*Stated task:*
Copy out the data exactly, leaving the pictures behind.

*Data lines:*
▶

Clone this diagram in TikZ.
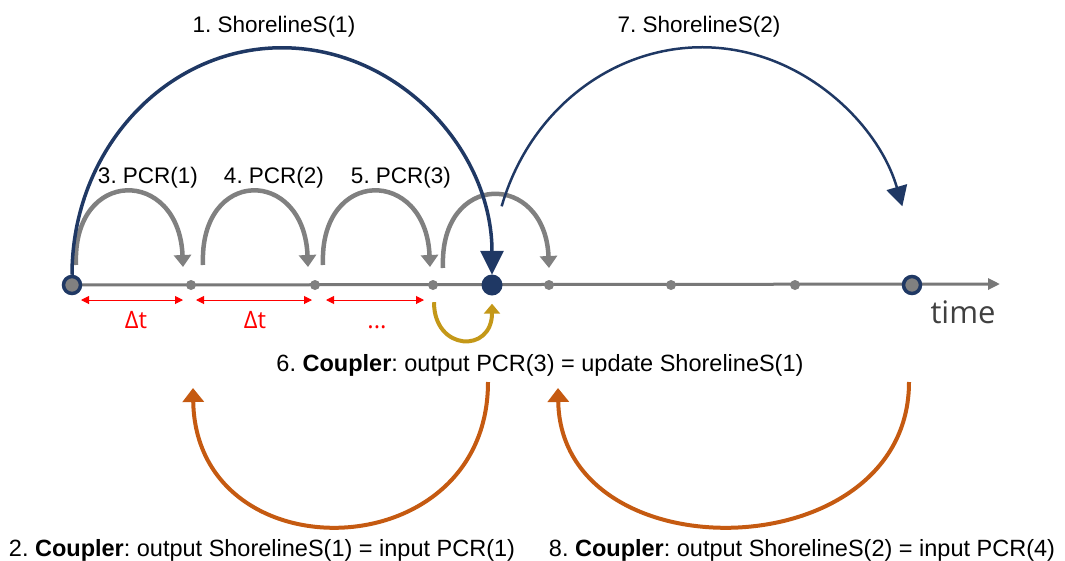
\documentclass[tikz,border=0pt]{standalone}
\usepackage{fontspec}
\setmainfont{Liberation Sans}
\newfontfamily\opensans{Open Sans}
\usetikzlibrary{arrows.meta,calc}
\frenchspacing

\definecolor{navy}{RGB}{31,56,100}
\definecolor{stepgray}{RGB}{128,128,128}
\definecolor{axisgray}{RGB}{120,120,120}
\definecolor{gold}{RGB}{196,152,24}
\definecolor{rust}{RGB}{197,90,17}
\definecolor{timegray}{RGB}{64,64,64}

\tikzset{
  lbl/.style={font=\fontsize{22.5}{27}\selectfont, anchor=base, inner sep=0pt},
  cpl/.style={font=\fontsize{23.5}{28}\selectfont, anchor=base, inner sep=0pt},
  dt/.style={font=\opensans\fontsize{24}{28}\selectfont, text=red, anchor=base, inner sep=0pt},
  tick/.style={circle, fill=stepgray, minimum size=10pt, inner sep=0pt},
  ring/.style={circle, draw=navy, line width=3.5pt, fill=stepgray, minimum size=17pt, inner sep=0pt},
  bigdot/.style={circle, fill=navy, minimum size=21pt, inner sep=0pt},
  pcr/.style={draw=stepgray, line width=4.5pt, -{Triangle[length=12pt,width=17pt]}},
  ship/.style={draw=navy, line width=3.5pt, -{Triangle[length=24pt,width=23pt]}},
  shipthin/.style={draw=navy, line width=2.5pt, -{Triangle[length=20pt,width=21pt]}},
  goldarc/.style={draw=gold, line width=4pt, -{Triangle[length=10pt,width=16pt]}},
  rustarc/.style={draw=rust, line width=4pt, -{Triangle[length=14pt,width=21pt]}},
  span/.style={draw=red, line width=1pt, {Triangle[length=8pt,width=8pt]}-{Triangle[length=8pt,width=8pt]}}
}

\begin{document}
\begin{tikzpicture}[x=1pt,y=1pt]
\useasboundingbox (0,0) rectangle (1065,-560);

% time axis
\coordinate (axisend) at (1000,-284);
\coordinate (axisstart) at (72,-285);
\draw[axisgray, line width=3pt, -{Triangle[length=12pt,width=11pt]}] (axisstart) -- (axisend);

% time steps
\node[ring]   (p0) at (72,-285) {};
\node[tick]   (p1) at (191,-285) {};
\node[tick]   (p2) at (315,-285) {};
\node[tick]   (p3) at (433,-285) {};
\node[bigdot] (p4) at (492,-285) {};
\node[tick]   (p5) at (549,-285) {};
\node[tick]   (p6) at (671,-285) {};
\node[tick]   (p7) at (795,-285) {};
\node[ring]   (p8) at (912,-285) {};

\node[font=\opensans\fontsize{31}{36}\selectfont, text=timegray, anchor=base, inner sep=0pt] (timelbl) at (963,-323) {time};

% PCR steps
\draw[pcr] ($(p0)+(4,20)$)  .. controls +(-4,98) and +(-4,100) .. ($(p1)+(-8,18)$);
\draw[pcr] ($(p1)+(12,20)$) .. controls +(-4,98) and +(-4,100) .. ($(p2)+(-7,18)$);
\draw[pcr] ($(p2)+(8,20)$)  .. controls +(-4,98) and +(-4,100) .. ($(p3)+(-3,18)$);
\draw[pcr] ($(p3)+(10,17)$) .. controls +(-4,97) and +(-4,97) .. ($(p5)+(0,17)$);

\node[lbl] (l3) at (148,-183) {3. PCR(1)};
\node[lbl] (l4) at (274,-183) {4. PCR(2)};
\node[lbl] (l5) at (401,-183) {5. PCR(3)};

% ShorelineS steps
\draw[ship] (p0.north) arc[start angle=180, end angle=0, x radius=210, y radius=227];
\coordinate (s2start) at ($(p4.north)+({210-210*cos(17.43)},68)$);
\draw[shipthin] (s2start) arc[start angle=162.57, end angle=17.43, x radius=210, y radius=227];

\node[lbl] (l1) at (274,-32) {1. ShorelineS(1)};
\node[lbl] (l7) at (699,-32) {7. ShorelineS(2)};

% step sizes
\draw[span] ($(p0)+(9,-15)$) -- ($(p1)+(-8,-15)$);
\draw[span] ($(p1)+(5,-15)$) -- ($(p2)+(-3,-15)$);
\draw[span] ($(p2)+(11,-15)$) -- ($(p3)+(-9,-15)$);
\node[dt] (d1) at (136,-328) {Δt};
\node[dt] (d2) at (255,-328) {Δt};
\node[dt] (d3) at (377,-328) {...};

% coupler: PCR(3) -> ShorelineS(1)
\draw[goldarc] ($(p3.south)+(1,-12)$) .. controls +(0,-49) and +(0,-50) .. ($(p4.south)+(0,-8)$);
\node[cpl] (c6) at (540,-371) {6. \textbf{Coupler}: output PCR(3) = update ShorelineS(1)};

% coupler: ShorelineS -> PCR
\coordinate (r1s) at (488,-382);
\coordinate (r1e) at (193,-388);
\coordinate (r2s) at (909,-382);
\coordinate (r2e) at (558,-388);
\draw[rustarc] (r1s) .. controls +(0,-188) and +(3,-188) .. (r1e);
\draw[rustarc] (r2s) .. controls +(0,-188) and +(3,-188) .. (r2e);

\node[cpl] (c2) at (262,-556) {2. \textbf{Coupler}: output ShorelineS(1) = input PCR(1)};
\node[cpl] (c8) at (802,-556) {8. \textbf{Coupler}: output ShorelineS(2) = input PCR(4)};
\end{tikzpicture}
\end{document}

◀

*Reply to the task:*
Clone this diagram in TikZ.
\documentclass[tikz,border=0pt]{standalone}
\usepackage{fontspec}
\setmainfont{Liberation Sans}
\newfontfamily\opensans{Open Sans}
\usetikzlibrary{arrows.meta,calc}
\frenchspacing

\definecolor{navy}{RGB}{31,56,100}
\definecolor{stepgray}{RGB}{128,128,128}
\definecolor{axisgray}{RGB}{120,120,120}
\definecolor{gold}{RGB}{196,152,24}
\definecolor{rust}{RGB}{197,90,17}
\definecolor{timegray}{RGB}{64,64,64}

\tikzset{
  lbl/.style={font=\fontsize{22.5}{27}\selectfont, anchor=base, inner sep=0pt},
  cpl/.style={font=\fontsize{23.5}{28}\selectfont, anchor=base, inner sep=0pt},
  dt/.style={font=\opensans\fontsize{24}{28}\selectfont, text=red, anchor=base, inner sep=0pt},
  tick/.style={circle, fill=stepgray, minimum size=10pt, inner sep=0pt},
  ring/.style={circle, draw=navy, line width=3.5pt, fill=stepgray, minimum size=17pt, inner sep=0pt},
  bigdot/.style={circle, fill=navy, minimum size=21pt, inner sep=0pt},
  pcr/.style={draw=stepgray, line width=4.5pt, -{Triangle[length=12pt,width=17pt]}},
  ship/.style={draw=navy, line width=3.5pt, -{Triangle[length=24pt,width=23pt]}},
  shipthin/.style={draw=navy, line width=2.5pt, -{Triangle[length=20pt,width=21pt]}},
  goldarc/.style={draw=gold, line width=4pt, -{Triangle[length=10pt,width=16pt]}},
  rustarc/.style={draw=rust, line width=4pt, -{Triangle[length=14pt,width=21pt]}},
  span/.style={draw=red, line width=1pt, {Triangle[length=8pt,width=8pt]}-{Triangle[length=8pt,width=8pt]}}
}

\begin{document}
\begin{tikzpicture}[x=1pt,y=1pt]
\useasboundingbox (0,0) rectangle (1065,-560);

% time axis
\coordinate (axisend) at (1000,-284);
\coordinate (axisstart) at (72,-285);
\draw[axisgray, line width=3pt, -{Triangle[length=12pt,width=11pt]}] (axisstart) -- (axisend);

% time steps
\node[ring]   (p0) at (72,-285) {};
\node[tick]   (p1) at (191,-285) {};
\node[tick]   (p2) at (315,-285) {};
\node[tick]   (p3) at (433,-285) {};
\node[bigdot] (p4) at (492,-285) {};
\node[tick]   (p5) at (549,-285) {};
\node[tick]   (p6) at (671,-285) {};
\node[tick]   (p7) at (795,-285) {};
\node[ring]   (p8) at (912,-285) {};

\node[font=\opensans\fontsize{31}{36}\selectfont, text=timegray, anchor=base, inner sep=0pt] (timelbl) at (963,-323) {time};

% PCR steps
\draw[pcr] ($(p0)+(4,20)$)  .. controls +(-4,98) and +(-4,100) .. ($(p1)+(-8,18)$);
\draw[pcr] ($(p1)+(12,20)$) .. controls +(-4,98) and +(-4,100) .. ($(p2)+(-7,18)$);
\draw[pcr] ($(p2)+(8,20)$)  .. controls +(-4,98) and +(-4,100) .. ($(p3)+(-3,18)$);
\draw[pcr] ($(p3)+(10,17)$) .. controls +(-4,97) and +(-4,97) .. ($(p5)+(0,17)$);

\node[lbl] (l3) at (148,-183) {3. PCR(1)};
\node[lbl] (l4) at (274,-183) {4. PCR(2)};
\node[lbl] (l5) at (401,-183) {5. PCR(3)};

% ShorelineS steps
\draw[ship] (p0.north) arc[start angle=180, end angle=0, x radius=210, y radius=227];
\coordinate (s2start) at ($(p4.north)+({210-210*cos(17.43)},68)$);
\draw[shipthin] (s2start) arc[start angle=162.57, end angle=17.43, x radius=210, y radius=227];

\node[lbl] (l1) at (274,-32) {1. ShorelineS(1)};
\node[lbl] (l7) at (699,-32) {7. ShorelineS(2)};

% step sizes
\draw[span] ($(p0)+(9,-15)$) -- ($(p1)+(-8,-15)$);
\draw[span] ($(p1)+(5,-15)$) -- ($(p2)+(-3,-15)$);
\draw[span] ($(p2)+(11,-15)$) -- ($(p3)+(-9,-15)$);
\node[dt] (d1) at (136,-328) {Δt};
\node[dt] (d2) at (255,-328) {Δt};
\node[dt] (d3) at (377,-328) {...};

% coupler: PCR(3) -> ShorelineS(1)
\draw[goldarc] ($(p3.south)+(1,-12)$) .. controls +(0,-49) and +(0,-50) .. ($(p4.south)+(0,-8)$);
\node[cpl] (c6) at (540,-371) {6. \textbf{Coupler}: output PCR(3) = update ShorelineS(1)};

% coupler: ShorelineS -> PCR
\coordinate (r1s) at (488,-382);
\coordinate (r1e) at (193,-388);
\coordinate (r2s) at (909,-382);
\coordinate (r2e) at (558,-388);
\draw[rustarc] (r1s) .. controls +(0,-188) and +(3,-188) .. (r1e);
\draw[rustarc] (r2s) .. controls +(0,-188) and +(3,-188) .. (r2e);

\node[cpl] (c2) at (262,-556) {2. \textbf{Coupler}: output ShorelineS(1) = input PCR(1)};
\node[cpl] (c8) at (802,-556) {8. \textbf{Coupler}: output ShorelineS(2) = input PCR(4)};
\end{tikzpicture}
\end{document}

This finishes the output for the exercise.